Rudy Boonstra, a co-author on several recent snowshoe hare population studies and a professor of ecology and evolution at the University of Toronto, says that remarkably, lynx populations have stayed much higher than usual during the last snowshoe hare low, which ranged from 2010 to 2014.

“What’s keeping them in the system when there are no hares?” Boonstra says. “Obviously they’re not living on air, so presumably they’re killing other things. The lynx changes are presumably a proxy for what’s going on in the goshawks as well.”

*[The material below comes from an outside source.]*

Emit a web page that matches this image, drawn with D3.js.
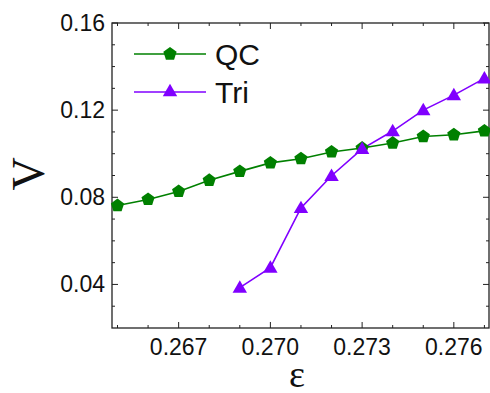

Boonstra says increasing temperatures in northern North America could also be to blame. The impacts of a warming planet on boreal forests are catalogued extensively in scientific literature and could include drying soils, more wildfires, and more vegetation, among other things. These changes could have “cascading effects,” he says, including better survival rates among both lynx and hares during winter. But “exactly how these things translate into numbers is unknown,” he says.

There are no easy answers. Some speculate logging in the boreal forest could be destroying Northern Goshawk habitats, though studies have cast doubt on this theory. For Green, the question remains: Is there going to be an irruption next year, or the year after that?

A New Focus 

Hawk Ridge count director Karl Bardon often goes out at night to listen and watch for nocturnally migrating birds. On nights with a full moon, he’ll watch birds passing across the light.

One August evening in 2013, Bardon saw a “continuous wall of [Common] Nighthawks came through just before sunset.”

The vanishing spectacle of the goshawk irruption has, in some sense, been succeeded by an effort to count thousands of other birds, like the Common Nighthawk, and several species of non-raptors, in real-time.

Each morning at sunrise, Bardon stakes out near the Lake Superior shore while Lamoreaux takes counts from the ridge. On Lamoreaux’s first day of work this past year, the pair recorded more than 91,000 non-raptors. 

Bardon says the effort to count non-raptors is important. Although many hawk count sites record non-raptors, few aside from Hawk Ridge and Cape May Bird Observatory in New Jersey do so systematically. High-quality binoculars and telescopes have made identifying and counting these birds much easier than what was possible in earlier years.

The data is groundbreaking, Lamoreaux says, because it gives a snapshot of all the species migrating from the boreal forest.

“Because now we’re 30 years removed from the goshawk irruptions, I think we should take a new direction where we focus on the songbird migration or the Common Nighthawk migration,” he says. “Now we’re evolving to take on these new phenomena.”

Accounting for hawks and non-raptors, the daily tally at Hawk Ridge can be enormous. That early September day turned out to be one of the busiest flights of the season: Lamoreaux and the others counted nearly 12,000 migrating non-raptors and over 9,400 hawks. By day’s end, the watchers spotted two goshawks, the first they’d seen all week. By the end of October, typically the busiest month for goshawk sightings, the number totaled 130. It's not the smallest amount Hawk Ridge has had during a non-irruption year, and yet it tells us little about what is happening with the population—much less whether Hawk Ridge's days of goshawk irruptions truly are over.